> _Requirement_:
State how many lines in the records hold the word "code", giving the number and no other text.

> _Data for this task_:
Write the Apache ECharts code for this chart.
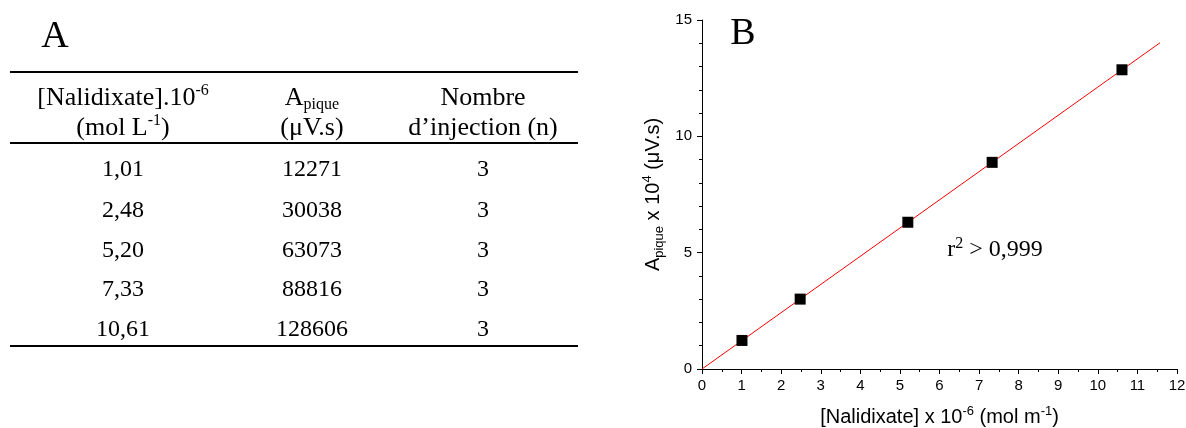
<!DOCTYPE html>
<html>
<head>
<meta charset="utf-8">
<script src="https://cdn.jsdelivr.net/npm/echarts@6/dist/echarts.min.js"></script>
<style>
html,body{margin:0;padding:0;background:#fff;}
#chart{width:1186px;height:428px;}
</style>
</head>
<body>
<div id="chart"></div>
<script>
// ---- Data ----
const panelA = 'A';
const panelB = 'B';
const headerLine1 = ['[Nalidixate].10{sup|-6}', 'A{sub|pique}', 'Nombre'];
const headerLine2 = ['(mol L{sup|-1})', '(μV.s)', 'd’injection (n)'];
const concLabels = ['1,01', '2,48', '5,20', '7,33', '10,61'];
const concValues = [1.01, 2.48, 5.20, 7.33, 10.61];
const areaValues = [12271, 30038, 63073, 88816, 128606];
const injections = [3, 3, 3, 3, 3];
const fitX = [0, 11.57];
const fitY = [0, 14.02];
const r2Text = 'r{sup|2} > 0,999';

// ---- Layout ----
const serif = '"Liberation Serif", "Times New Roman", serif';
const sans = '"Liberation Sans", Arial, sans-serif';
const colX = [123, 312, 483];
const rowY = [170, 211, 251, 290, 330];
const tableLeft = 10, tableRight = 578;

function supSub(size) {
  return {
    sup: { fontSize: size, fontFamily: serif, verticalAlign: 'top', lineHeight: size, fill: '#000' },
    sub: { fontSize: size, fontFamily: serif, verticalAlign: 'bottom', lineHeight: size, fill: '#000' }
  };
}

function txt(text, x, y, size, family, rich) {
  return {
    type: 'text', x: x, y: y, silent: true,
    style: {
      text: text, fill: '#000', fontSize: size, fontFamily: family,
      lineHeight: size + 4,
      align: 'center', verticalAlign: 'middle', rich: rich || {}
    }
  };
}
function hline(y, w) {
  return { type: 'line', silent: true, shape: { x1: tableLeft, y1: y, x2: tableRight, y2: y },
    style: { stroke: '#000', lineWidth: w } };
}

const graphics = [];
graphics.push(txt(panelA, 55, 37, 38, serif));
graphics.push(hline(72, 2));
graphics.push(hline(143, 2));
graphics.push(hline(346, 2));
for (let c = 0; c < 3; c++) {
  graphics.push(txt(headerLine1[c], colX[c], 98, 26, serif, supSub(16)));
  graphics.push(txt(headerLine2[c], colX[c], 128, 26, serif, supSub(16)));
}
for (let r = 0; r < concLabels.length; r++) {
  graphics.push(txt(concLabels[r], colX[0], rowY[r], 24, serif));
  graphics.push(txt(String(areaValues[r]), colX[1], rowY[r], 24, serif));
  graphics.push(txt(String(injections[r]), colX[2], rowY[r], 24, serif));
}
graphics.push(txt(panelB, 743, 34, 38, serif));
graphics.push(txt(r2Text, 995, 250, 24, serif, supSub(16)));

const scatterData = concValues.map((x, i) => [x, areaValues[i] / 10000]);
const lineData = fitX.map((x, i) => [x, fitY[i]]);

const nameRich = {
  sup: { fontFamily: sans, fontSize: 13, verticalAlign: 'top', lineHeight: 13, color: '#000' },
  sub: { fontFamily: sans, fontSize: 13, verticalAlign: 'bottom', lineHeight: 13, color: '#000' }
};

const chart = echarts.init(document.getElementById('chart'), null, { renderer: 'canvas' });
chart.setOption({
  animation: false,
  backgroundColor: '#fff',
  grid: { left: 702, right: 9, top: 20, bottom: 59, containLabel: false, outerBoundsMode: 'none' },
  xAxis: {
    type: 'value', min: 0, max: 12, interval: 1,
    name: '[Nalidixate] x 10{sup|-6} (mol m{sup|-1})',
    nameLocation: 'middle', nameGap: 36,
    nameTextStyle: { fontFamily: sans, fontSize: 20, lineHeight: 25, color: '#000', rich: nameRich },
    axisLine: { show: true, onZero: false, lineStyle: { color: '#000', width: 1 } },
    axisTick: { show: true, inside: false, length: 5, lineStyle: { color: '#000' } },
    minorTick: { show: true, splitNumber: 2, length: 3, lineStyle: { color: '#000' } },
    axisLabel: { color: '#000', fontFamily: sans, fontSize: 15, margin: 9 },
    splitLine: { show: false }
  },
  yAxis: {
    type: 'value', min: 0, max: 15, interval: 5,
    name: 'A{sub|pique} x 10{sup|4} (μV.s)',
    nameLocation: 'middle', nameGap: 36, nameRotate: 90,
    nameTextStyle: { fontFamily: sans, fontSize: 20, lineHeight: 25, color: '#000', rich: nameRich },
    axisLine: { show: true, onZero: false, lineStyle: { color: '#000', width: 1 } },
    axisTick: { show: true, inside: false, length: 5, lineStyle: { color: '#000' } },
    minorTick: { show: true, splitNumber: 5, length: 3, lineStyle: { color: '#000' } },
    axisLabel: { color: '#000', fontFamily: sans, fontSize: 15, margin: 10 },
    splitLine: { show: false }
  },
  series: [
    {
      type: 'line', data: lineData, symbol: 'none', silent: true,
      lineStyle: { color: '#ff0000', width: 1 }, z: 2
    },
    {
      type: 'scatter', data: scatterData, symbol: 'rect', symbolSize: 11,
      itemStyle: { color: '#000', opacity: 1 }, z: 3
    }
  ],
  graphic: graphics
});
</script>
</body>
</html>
---
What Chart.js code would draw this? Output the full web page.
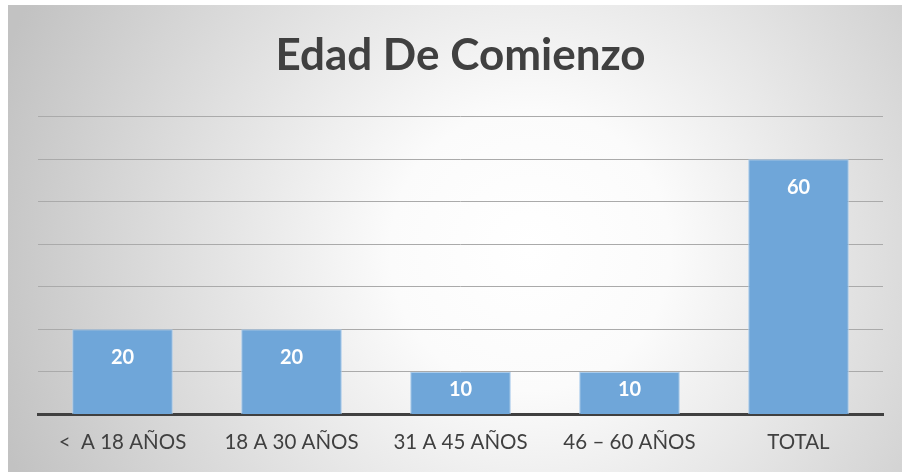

> _Output of the task_:
2